Personal information
- Born: January 8, 1945 (age 81) Saitama Prefecture, Japan
- Spouse: Bobby Fischer ​ ​(m. 2004; died 2008)​

Chess career
- Country: Japan
- Title: Woman International Master (1997)
- FIDE rating: 2032 (January 2003) [inactive]
- Peak rating: 2050 (January 1997)

= Miyoko Watai =

Japanese chess player (born 1945)

Miyoko Watai (渡井 美代子, Watai Miyoko) is a Japanese retired chess player and widow of former world chess champion Bobby Fischer.

==Biography==
She was awarded the title of Woman International Master by FIDE in 1997. Watai is a four-time Japanese women's champion. She lives in Kamata ward, which is now part of Ōta, Tokyo.

In 1973, she met then world chess champion Bobby Fischer, and visited him several times for the next three decades. Starting in 2000 they reportedly lived together in a de facto marriage at her home. After Bobby Fischer's detention on July 13, 2004, for trying to travel with a revoked U.S. passport, she campaigned for his release.
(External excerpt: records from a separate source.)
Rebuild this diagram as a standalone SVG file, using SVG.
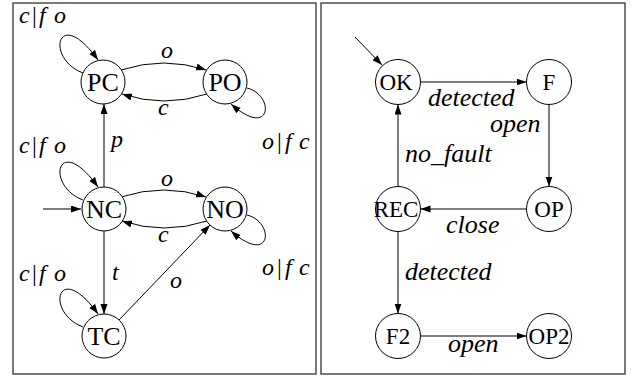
<svg xmlns="http://www.w3.org/2000/svg" width="638" height="379" viewBox="0 0 638 379">
<defs>
<marker id="ah" markerUnits="userSpaceOnUse" markerWidth="11" markerHeight="8" refX="10" refY="3.5" orient="auto">
<path d="M0,0 L10,3.5 L0,7 z" fill="#000"/>
</marker>
<style>
.panel{fill:#fff;stroke:#333;stroke-width:1.3}
.node circle{fill:#fff;stroke:#000;stroke-width:1}
.edge{fill:none;stroke:#000;stroke-width:1;marker-end:url(#ah)}
</style>
</defs>
<rect class="panel" x="13" y="3" width="303" height="371"/>
<rect class="panel" x="321" y="3" width="304" height="371"/>

<g id="connectors">
<path class="edge" d="M43,209 L81,209"/>
<path class="edge" d="M121,70 Q164,56 206,70"/>
<path class="edge" d="M207,94 Q164,108 122,94"/>
<path class="edge" d="M121,197 Q164,183 206,197"/>
<path class="edge" d="M207,221 Q164,235 122,221"/>
<path class="edge" d="M104,187 L104,104"/>
<path class="edge" d="M104,231 L104,314"/>
<path class="edge" d="M119,320 L210,225"/>
<path class="edge" d="M83,73 C44,58 58,4 98,60"/>
<path class="edge" d="M83,200 C44,185 58,131 98,187"/>
<path class="edge" d="M83,327 C44,312 58,258 98,314"/>
<path class="edge" d="M247,88 C275,95 272,140 231,104"/>
<path class="edge" d="M247,215 C275,222 272,267 231,231"/>

<path class="edge" d="M355,37 L382,65"/>
<path class="edge" d="M420.5,82 L526.5,82"/>
<path class="edge" d="M549,104.5 L549,186.5"/>
<path class="edge" d="M526.5,209 L420.5,209"/>
<path class="edge" d="M398,186.5 L398,104.5"/>
<path class="edge" d="M398,231.5 L398,313.5"/>
<path class="edge" d="M420.5,336 L526.5,336"/>
</g>

<g id="labels" font-family="Liberation Serif, serif" font-style="italic" fill="#000">
<g font-size="24">
<text><tspan x="19" y="23">c</tspan><tspan font-style="normal" x="32" y="23">|</tspan><tspan x="39" y="23">f</tspan><tspan x="54" y="23">o</tspan></text>
<text><tspan x="19" y="153">c</tspan><tspan font-style="normal" x="32" y="153">|</tspan><tspan x="39" y="153">f</tspan><tspan x="54" y="153">o</tspan></text>
<text><tspan x="19" y="281">c</tspan><tspan font-style="normal" x="32" y="281">|</tspan><tspan x="39" y="281">f</tspan><tspan x="54" y="281">o</tspan></text>
<text><tspan x="262" y="149">o</tspan><tspan font-style="normal" x="277" y="149">|</tspan><tspan x="285" y="149">f</tspan><tspan x="299" y="149">c</tspan></text>
<text><tspan x="262" y="275">o</tspan><tspan font-style="normal" x="277" y="275">|</tspan><tspan x="285" y="275">f</tspan><tspan x="299" y="275">c</tspan></text>
<text x="161" y="58">o</text>
<text x="158" y="115">c</text>
<text x="161" y="186">o</text>
<text x="158" y="242">c</text>
<text x="111" y="147">p</text>
<text x="112" y="280">t</text>
<text x="170" y="288">o</text>
</g>
<g font-size="26">
<text x="428" y="106">detected</text>
<text x="490" y="132">open</text>
<text x="405" y="162">no_fault</text>
<text x="446" y="233">close</text>
<text x="405" y="280">detected</text>
<text x="448" y="352">open</text>
</g>
</g>

<g font-family="Liberation Serif, serif" font-size="26" text-anchor="middle" fill="#000">
<g id="PC" class="node"><circle cx="103" cy="82" r="22"/><text x="103" y="91">PC</text></g>
<g id="PO" class="node"><circle cx="225" cy="82" r="22"/><text x="225" y="91">PO</text></g>
<g id="NC" class="node"><circle cx="104" cy="209" r="22"/><text x="104" y="218">NC</text></g>
<g id="NO" class="node"><circle cx="225" cy="209" r="22"/><text x="225" y="218">NO</text></g>
<g id="TC" class="node"><circle cx="104" cy="336" r="22"/><text x="104" y="345">TC</text></g>
</g>
<g font-family="Liberation Serif, serif" font-size="23" text-anchor="middle" fill="#000">
<g id="OK" class="node"><circle cx="398" cy="82" r="22.5"/><text x="396" y="90">OK</text></g>
<g id="F" class="node"><circle cx="549" cy="82" r="22.5"/><text x="549" y="90">F</text></g>
<g id="REC" class="node"><circle cx="398" cy="209" r="22.5"/><text x="396" y="217">REC</text></g>
<g id="OP" class="node"><circle cx="549" cy="209" r="22.5"/><text x="549" y="217">OP</text></g>
<g id="F2" class="node"><circle cx="398" cy="336" r="22.5"/><text x="398" y="344">F2</text></g>
<g id="OP2" class="node"><circle cx="549" cy="336" r="22.5"/><text x="549" y="344">OP2</text></g>
</g>
</svg>
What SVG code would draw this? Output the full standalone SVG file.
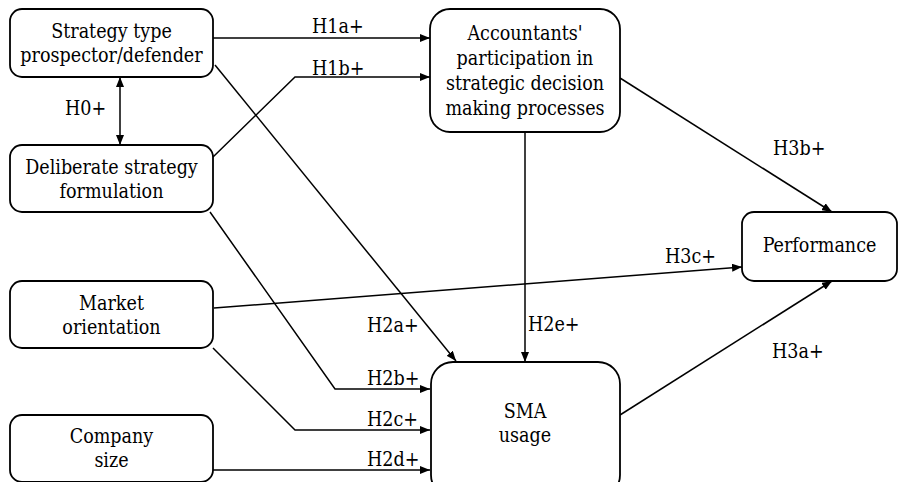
<svg xmlns="http://www.w3.org/2000/svg" width="908" height="482" viewBox="0 0 908 482">
<defs>
<marker id="ah" viewBox="0 0 10 8" refX="10" refY="4" markerWidth="10" markerHeight="8" markerUnits="userSpaceOnUse" orient="auto-start-reverse">
<path d="M0,0 L10,4 L0,8 Z" fill="#000"/>
</marker>
<style>
.box{fill:#fff;stroke:#000;stroke-width:1.8}
.t{font-family:'DejaVu Serif Condensed','DejaVu Serif',serif;font-stretch:condensed;font-size:19.5px;fill:#000;text-anchor:middle}
.l{font-family:'DejaVu Serif Condensed','DejaVu Serif',serif;font-stretch:condensed;font-size:19.5px;fill:#000}
.c{fill:none;stroke:#000;stroke-width:1.5;marker-end:url(#ah)}
</style>
</defs>
<rect width="908" height="482" fill="#fff"/>
<g id="connectors">
<path class="c" d="M213,38 L430,38"/>
<path class="c" d="M213,157 L295,77 L430,77"/>
<path class="c" d="M120,77 L120,145" style="marker-start:url(#ah)"/>
<path class="c" d="M215,65 L456,361"/>
<path class="c" d="M210,212 L335,389 L430,389"/>
<path class="c" d="M213,348 L295,430 L430,430"/>
<path class="c" d="M213,470 L430,470"/>
<path class="c" d="M214,308 L742,267"/>
<path class="c" d="M525,132 L525,362"/>
<path class="c" d="M620,78 L832,212"/>
<path class="c" d="M620,415 L832,281"/>
<text class="l" x="312" y="33">H1a+</text>
<text class="l" x="312" y="75">H1b+</text>
<text class="l" x="65" y="115">H0+</text>
<text class="l" x="367" y="332">H2a+</text>
<text class="l" x="367" y="385">H2b+</text>
<text class="l" x="367" y="426">H2c+</text>
<text class="l" x="367" y="466">H2d+</text>
<text class="l" x="528" y="331">H2e+</text>
<text class="l" x="773" y="155">H3b+</text>
<text class="l" x="665" y="263">H3c+</text>
<text class="l" x="772" y="358">H3a+</text>
</g>
<g id="strategy">
<rect class="box" x="10" y="9" width="203" height="68" rx="12"/>
<text class="t" x="111.5" y="38">Strategy type</text>
<text class="t" x="111.5" y="62">prospector/defender</text>
</g>
<g id="deliberate">
<rect class="box" x="10" y="145" width="203" height="67" rx="12"/>
<text class="t" x="111.5" y="174">Deliberate strategy</text>
<text class="t" x="111.5" y="198">formulation</text>
</g>
<g id="market">
<rect class="box" x="10" y="281" width="203" height="67" rx="12"/>
<text class="t" x="111.5" y="310">Market</text>
<text class="t" x="111.5" y="334">orientation</text>
</g>
<g id="company">
<rect class="box" x="10" y="415" width="203" height="67" rx="12"/>
<text class="t" x="111.5" y="443">Company</text>
<text class="t" x="111.5" y="467">size</text>
</g>
<g id="accountants">
<rect class="box" x="430" y="9" width="190" height="123" rx="20"/>
<text class="t" x="525" y="40">Accountants'</text>
<text class="t" x="525" y="65">participation in</text>
<text class="t" x="525" y="90">strategic decision</text>
<text class="t" x="525" y="115">making processes</text>
</g>
<g id="sma">
<rect class="box" x="431" y="362" width="189" height="135" rx="22"/>
<text class="t" x="525" y="418">SMA</text>
<text class="t" x="525" y="442">usage</text>
</g>
<g id="performance">
<rect class="box" x="742" y="212" width="155" height="69" rx="12"/>
<text class="t" x="819.5" y="252">Performance</text>
</g>
</svg>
They were reportedly married in August 2004. According to an attorney representing a competing claim to Fischer's estate, the Supreme Court of Iceland ruled in December 2009 that Watai's claim of marriage to Fischer was invalidated because of her failure to present the original of their alleged marriage certificate. However, on March 3, 2011, a district court in Iceland ruled that Watai and Fischer had legally married on September 6, 2004, and that Watai, as Fischer's widow and heir, was entitled to inherit his estate.